Serena praises effort in win over Stosur
CHARLESTON, S.C. -- Serena Williams had no problems admitting that she was "in the zone" during her 6-1, 6-1, drubbing of Samantha Stosur in the semifinals of the Family Circle Cup on Saturday. That was a surprising admission from Williams, who's had a history of being ludicrously hard on herself. I'm not sure I've ever heard her give herself anything higher than a B-minus, even when beating former No. 1s and Grand Slam champions. So it speaks volumes about how well she played against Stosur that she chalked it up as one of the best performances of her long and storied career.
"I have to say this is probably the best match I've played in my career either in a long time or it's up there in the top five," she said. "I think I didn't make a lot of mistakes. I had my unforced errors pretty low. I was really relaxed, and I love that I'm playing some great tennis in my career at this point."
Said Stosur: "Obviously, she was way too good. I mean, what can you do? It wasn't bad luck. She just beat me fair and square. I tried standing back, standing in, but didn't really seem to matter what I did. She came out with the goods every time."
It's quite possible that this is the best anyone has seen Williams play on clay since 2002, when she won her first and only French Open. Stosur's historically effective kick serve turned into easy batting practice for Williams, who backed up her aggressive returns with some incredible shot-making from the baseline. She credited her improvement to moving and sliding better on the clay than she has in the past.

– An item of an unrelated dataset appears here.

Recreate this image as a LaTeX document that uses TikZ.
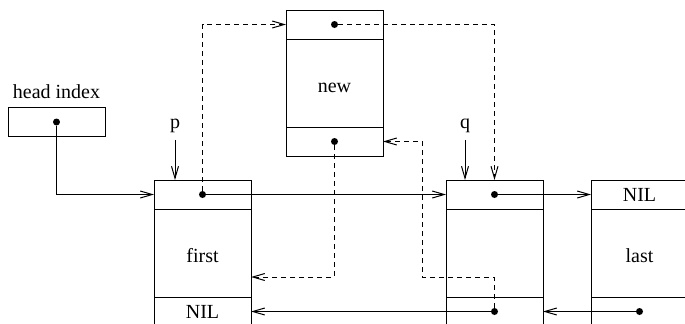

"It feels good," said Williams, who will face Lucie Safarova in Sunday's final. "I've been working really hard, and I struggled in the beginning of the year to get to this point. Being able to play a little better and everything working today was pretty positive for me. I want to keep it up. Obviously, this is just the beginning of the clay-court season. I'm trying to play like this at the end of clay-court season."
Williams hasn't made it past the quarterfinals of the French Open since 2003, and though she spent the week here professing that clay is her "favorite" surface, it's still her weakest by far. Charleston's green clay plays fast and Williams acknowledged that the red clay in Paris plays much slower. Being able to move well on green clay isn't surprising; as Venus Williams observed earlier in the week, "This isn't a sliding court." But these are confidence-growing wins for Serena, who said she's even considering playing Stuttgart in advance of Rome and Madrid.
So confident is Serena that she's even willing to take on a rematch against Andy Roddick, whom she likes to remind everyone she beat when they were kids.
"Just one of those days that I could have done anything today against anybody. Maybe I could have played Andy again today and beat him," Serena said, laughing.